Given this background, is it any wonder that many felt the Hunter Biden plea agreement was a prime example of favoritism being shown to the son of a US President?  But in another prime example, this time of blind justice,  U.S. District Judge Maryellen Noreika refused to accept Hunter’s plea agreement on July 26.

  According to Politico,  “(t)here were two agreements between the U.S. Attorney’s Office in Delaware and Hunter Biden. The first was an actual Plea Agreement, pursuant to which Biden was supposed to plead guilty to two misdemeanor tax charges. The second was an unusual “Diversion Agreement” between prosecutors and Biden, pursuant to which Biden is supposed to enter a pretrial diversion program for drug users in order to resolve a potential felony charge — with no guilty plea required — that he had knowingly possessed a firearm while being an unlawful user of a controlled substance.”

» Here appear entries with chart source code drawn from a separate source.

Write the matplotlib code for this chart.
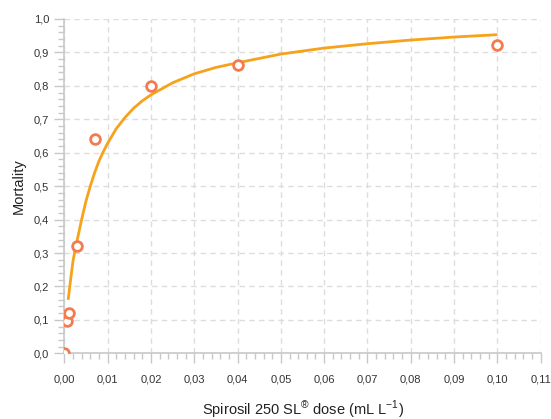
import numpy as np
import matplotlib
matplotlib.use("Agg")
import matplotlib.pyplot as plt
from matplotlib.ticker import MultipleLocator, FuncFormatter

plt.rcParams['font.family'] = ['Liberation Sans', 'DejaVu Sans']
plt.rcParams['mathtext.fontset'] = 'custom'
plt.rcParams['mathtext.rm'] = 'Liberation Sans'

# observed mortality
dose = [0.0, 0.0006, 0.001, 0.003, 0.007, 0.02, 0.04, 0.1]
mortality = [0.0, 0.096, 0.12, 0.32, 0.64, 0.80, 0.862, 0.922]

# fitted curve
curve_dose = [0.0009, 0.0015, 0.002, 0.0025, 0.003, 0.0035, 0.004, 0.005,
              0.006, 0.007, 0.008, 0.009, 0.010, 0.012, 0.014, 0.016, 0.018,
              0.020, 0.025, 0.030, 0.035, 0.040, 0.050, 0.060, 0.070, 0.080,
              0.090, 0.100]
curve_mort = [0.160, 0.225, 0.275, 0.310, 0.340, 0.370, 0.400, 0.455,
              0.500, 0.540, 0.575, 0.603, 0.628, 0.672, 0.705, 0.733, 0.755,
              0.773, 0.809, 0.836, 0.855, 0.869, 0.895, 0.913, 0.926, 0.937,
              0.946, 0.953]

fig = plt.figure(figsize=(5.51, 4.19), dpi=100)
ax = fig.add_axes([0.1167, 0.1568, 0.9813 - 0.1167, 0.9547 - 0.1568])

ax.plot(curve_dose, curve_mort, color='#f7a21b', lw=2, zorder=3,
        solid_joinstyle='round', solid_capstyle='butt')
ax.plot(dose, mortality, 'o', ms=7, mfc='white', mec='#f47a4f', mew=2, zorder=4)

ax.set_xlim(0, 0.11)
ax.set_ylim(0, 1.0)
ax.xaxis.set_major_locator(MultipleLocator(0.01))
ax.xaxis.set_minor_locator(MultipleLocator(0.002))
ax.yaxis.set_major_locator(MultipleLocator(0.1))
ax.yaxis.set_minor_locator(MultipleLocator(0.02))
ax.xaxis.set_major_formatter(FuncFormatter(lambda v, p: f"{v:.2f}".replace('.', ',')))
ax.yaxis.set_major_formatter(FuncFormatter(lambda v, p: f"{v:.1f}".replace('.', ',')))

ax.grid(True, which='major', color='#dddddd', ls=(0, (4, 3)), lw=1)
ax.set_axisbelow(True)
for s in ['top', 'right']:
    ax.spines[s].set_visible(False)
for s in ['left', 'bottom']:
    ax.spines[s].set_color('#c8c8c8')
    ax.spines[s].set_linewidth(1.2)

ax.tick_params(which='major', length=7, width=1, color='#c8c8c8', labelsize=8,
               labelcolor='#333333', pad=4)
ax.tick_params(which='minor', length=4, width=1, color='#c8c8c8')
ax.tick_params(axis='x', which='major', pad=8)

ax.set_ylabel('Mortality', fontsize=10.5, color='#222222', labelpad=6)
ax.set_xlabel(r'Spirosil 250 SL$^{\mathrm{®}}$ dose (mL L$^{\mathrm{-1}}$)',
              fontsize=10.5, color='#222222', labelpad=10)

fig.savefig('out.png', dpi=100)
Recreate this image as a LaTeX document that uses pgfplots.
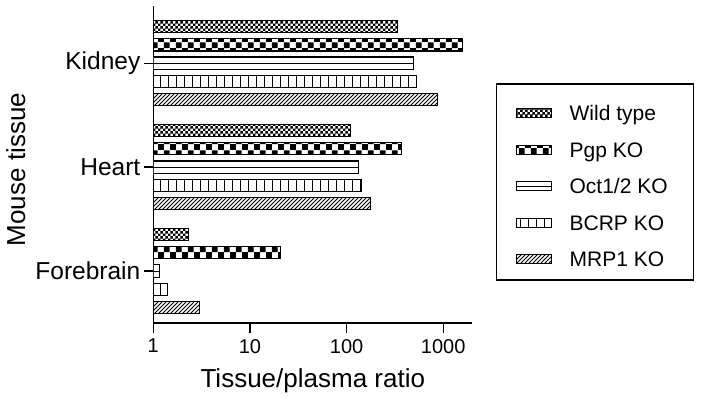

“The judge’s principal concerns appeared to be twofold.  First, she questioned the scope of a provision under which the government agreed not to prosecute Biden ‘for any federal crimes’ encompassed by the statement of facts attached to the documents, which principally concerned Biden’s overseas consulting work…Noreika asked in particular whether Biden could still be charged under the Foreign Agents Registration Act.  It was there that things went very awry – with a prosecutor saying that it was still possible under the terms of the deal, and one of Biden’s lawyers strenuously objecting, apparently on the theory that the deal was designed to resolve any and all potential charges related to the consulting work that gave rise to the tax charges.”

“Second, the judge took issue with the fact that the immunity provision was not in the Plea Agreement.  Instead the provision was in the Diversion Agreement, which, as structured by prosecutors and Biden’s lawyers, did not appear to require her sign-off.” 

These are not minor issues.  As explained by former US Attorney for the Northern District of Alabama, Joyce Vance, “Hunter Biden’s team seemed to believe once he pled guilty, there would be no further prosecution coming out of the Delaware U.S. Attorney’s investigation…(t)he government’s view seemed to be that its investigation was ongoing, and it wouldn’t make that commitment. That’s unusual. There’s little incentive for a defendant to plead to ‘some’ charges knowing an investigation is ongoing and others could be coming.”

Further, “Vance argued the judge expressed concern about the agreement linking Hunter’s tax issues with the firearms charge, which would see the charges against him over the latter dismissed ‘as though they were never filed.’  She wrote: ‘It was the Judge who balked here, expressing concern that the role assigned to her went beyond her constitutional role. Under the Constitution, decisions about whom to indict and on what charges are reserved to the executive branch and put into the hands of the Justice Department.”

“Judges don’t make those decisions.,” Vance said. “The Judge was concerned that, because the agreement gave her the authority to oversee decisions about when a breach of the agreement occurred and charges could be brought to trial, that the parties were forcing her out of her constitutional lane…(u)ltimately, the judge determined that the way in which the parties structured their two, interlocking agreements — the plea agreement and the diversion agreement — required her to play a role in the latter’s enforcement without giving her a say over its approval.”  

Judge Noreika gave the Delaware federal prosecutors and Hunter’s legal team 30 days to try and come up with an agreement she could accept,  But a lot can happen in those 30 days, including the continuing Congressional investigation into the connection between Hunter’s “overseas business activities” and his father.